Featuring beautiful evocative photos throughout, Stroh’s memoir is elegantly spare in structure and mercilessly clear-eyed in its self-appraisal—at once a universally relatable family drama and a great American story.
About the Author
Frances Stroh was born in Detroit and raised in Grosse Pointe, Michigan. She received her BA from Duke University and her MA from the Chelsea College of Arts in London as a Fulbright Scholar. She practiced as an installation artist, exhibiting in Los Angeles, San Francisco, and London, before turning to writing. She lives in San Francisco, California.
“Stroh’s absorbing memoir suggests that most cocoons are permeable and that privilege is relative.”
— New York Times Book Review
“With the piercing eye of a visual artist ... Stroh stitches together her and her family’s stories in a series of verbal snapshots.... Stroh’s compelling memoir vividly portrays the aching permanence of loss and the palpability of hope that accompanies starting over.”
— Publishers Weekly
“Beer Money is one of those memoirs you neither put down nor forget. I’ll remember Frances Stroh’s family—and the beautifully candid, honest and often unforgettable voice she uses to describe them—for a long time. I was very moved by this book.”
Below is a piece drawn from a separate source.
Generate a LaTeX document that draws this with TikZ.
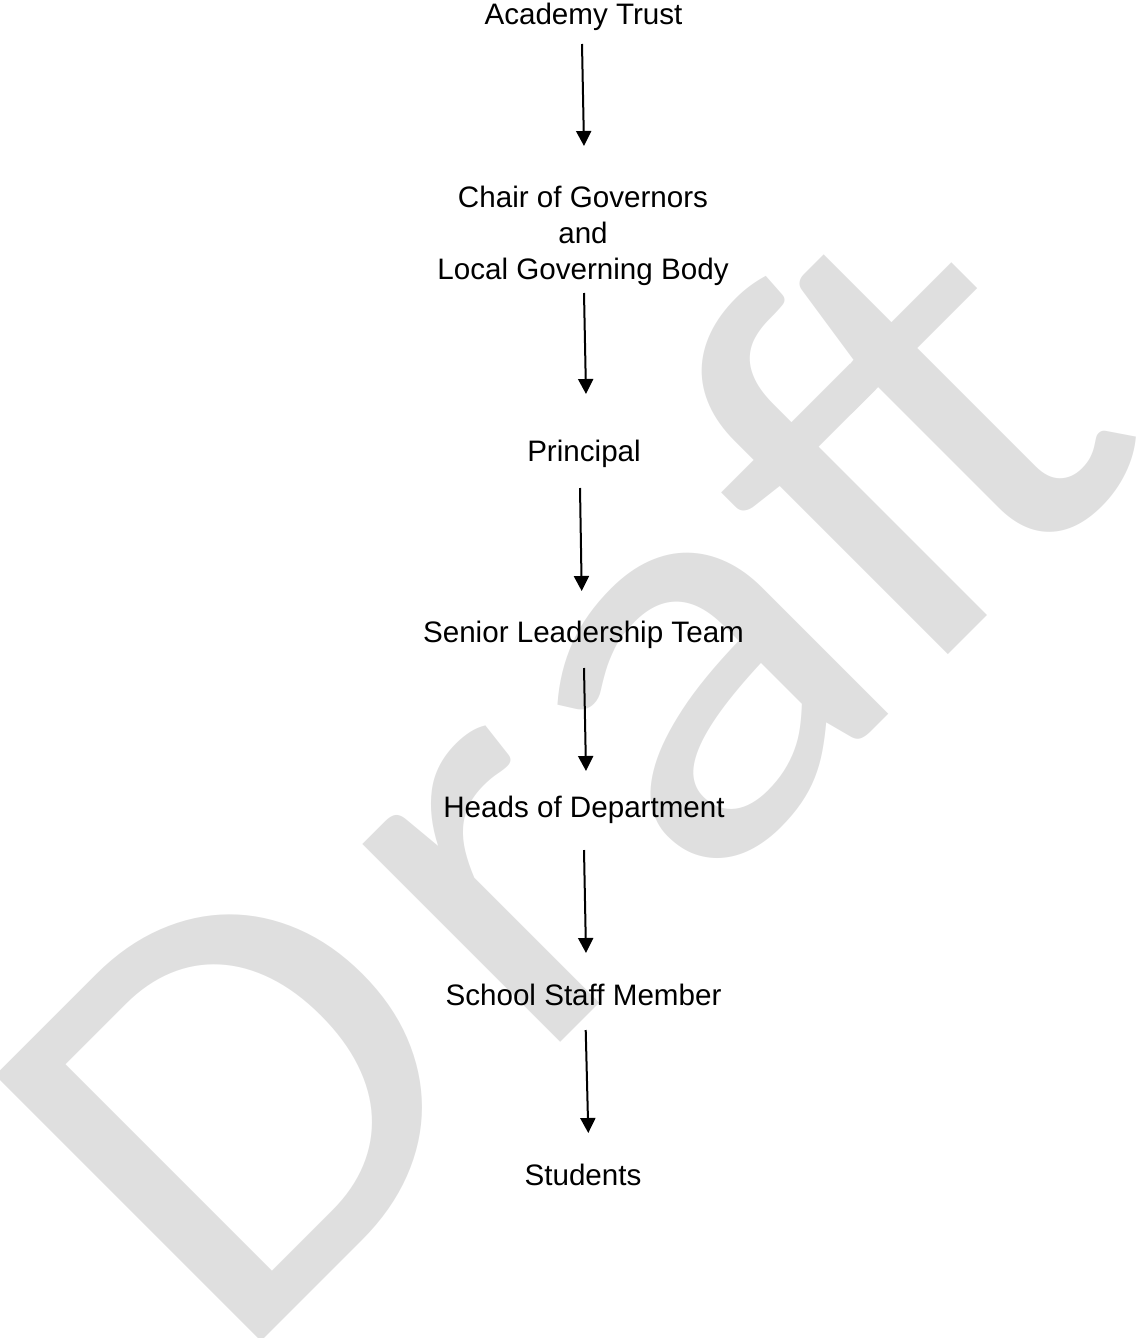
\documentclass[tikz,border=0pt]{standalone}
\usepackage{fontspec}
\setmainfont{Liberation Sans}
\newfontfamily\wmfont[Ligatures={NoCommon,NoRequired,NoContextual},Kerning=Off]{Carlito}
\usetikzlibrary{arrows.meta}
\definecolor{wmgray}{RGB}{223,223,223}
\begin{document}
\begin{tikzpicture}[x=1pt,y=-1pt,
  lbl/.style={inner sep=0pt, anchor=base, font=\fontsize{29.6}{36}\selectfont, align=center},
  arr/.style={line width=2pt, -{Triangle[length=15pt,width=15pt]}},
  wm/.style={inner sep=0pt, anchor=base west, text=wmgray, font=\wmfont\fontsize{586}{600}\selectfont, rotate=45, xscale=1.1}]
\useasboundingbox (0,0) rectangle (1145,1338);
\node[wm] (draft) at (230,1373) {D\kern27pt r\kern11pt a\kern-9pt f\kern-55pt t};
\node[lbl] (trust) at (583.5,25) {Academy Trust};
\node[lbl] (chair) at (583,279) {Chair of Governors\\and\\Local Governing Body};
\node[lbl] (principal) at (584,461) {Principal};
\node[lbl] (slt) at (583.5,642) {Senior Leadership Team};
\node[lbl] (hod) at (584,817) {Heads of Department};
\node[lbl] (ssm) at (583.5,1005) {School Staff Member};
\node[lbl] (students) at (583,1185) {Students};
\draw[arr] ([xshift=-1.5pt,yshift=-19pt]trust.base) -- ([xshift=1pt,yshift=133pt]chair.base);
\draw[arr] ([xshift=1pt,yshift=-14pt]chair.base) -- ([xshift=2pt,yshift=67pt]principal.base);
\draw[arr] ([xshift=-4pt,yshift=-27pt]principal.base) -- ([xshift=-1.8pt,yshift=51pt]slt.base);
\draw[arr] ([xshift=0.5pt,yshift=-26pt]slt.base) -- ([xshift=2pt,yshift=46pt]hod.base);
\draw[arr] ([xshift=0pt,yshift=-33pt]hod.base) -- ([xshift=2.5pt,yshift=52pt]ssm.base);
\draw[arr] ([xshift=2.2pt,yshift=-25pt]ssm.base) -- ([xshift=5.3pt,yshift=52pt]students.base);
\end{tikzpicture}
\end{document}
— George Hodgman, author of Bettyville
“How does a family dynasty die? In her image-rich memoir, ‘Beer Money,’ Frances Stroh asks the question with heroic honesty, from the inside.”
— San Francisco Chronicle
“With an artist’s eye for visual detail… her frank and engrossing memoir captures the long decline of the city of Detroit and her sadly dysfunctional family.”
“A compelling story of loss, but also of the resiliency needed to forgive the past and forge a new future. The Strohs may have lost the trappings of the American Dream, but Frances Stroh finds something of greater value: compassion for family despite—and because of—their missteps and flaws.”
— Melissa Coleman, author of This Life Is in Your Hands
“I thought of Sean Wilsey’s great memoir as I read, but what makes Stroh’s book so particular are the class contradictions. In movie terms think Ralph Lauren meets Old Milwaukee. Oh, and it’s also a very moving and powerful story of one young woman’s coming of age.”
— Tom Barbash, author of Stay Up With Me
“If the family owned and operated Stroh’s Brewing Co. strived to preserve an image as highbrow folks who nevertheless understood the desires of everyday consumers, Frances Stroh... strips away the facade and reclaims truth.”
— San Jose Mercury News
“Of course, the Strohs’ story is fascinating in itself. But what makes this memoir special is Frances Stroh’s clear, brave voice. Free of regret or judgment, she renders even her family’s darkest moments with grace and love. A page-turner in the very best sense.”
— Katie Crouch, author of Girls in Trucks and Abroad
“In Beer Money, Frances Stroh takes us on a fascinating—and often chilling—journey into the world of dark privilege. In prose that is both beautiful and unflinching, Stroh tells a riveting story about the fall of an American family, an American city, and possibly the American Dream itself.”
— Janis Cooke Newman, author of A Master Plan for Rescue
“[Stroh] writes candidly and insightfully about the growing solicitude that grew inside her throughout her life. The assortment of family portraits displaying the dichotomy of smiling faces and secret hurts echoes that suffering in haunting fashion.... A sorrowful, eye-opening examination of familial dysfunction.”
“The quintessential American Dream is a heartwarming rags-to-riches tale, but a good riches-to-rags story can be just as captivating…. Stroh shucked her strangling legacy. With Beer Money, she is on her way to a fresh new writing career—perhaps a riches-to-rags-to-riches story in the making.”
— Shelf Awareness
“Fluently written ... Should have appeal beyond strong regional interest.”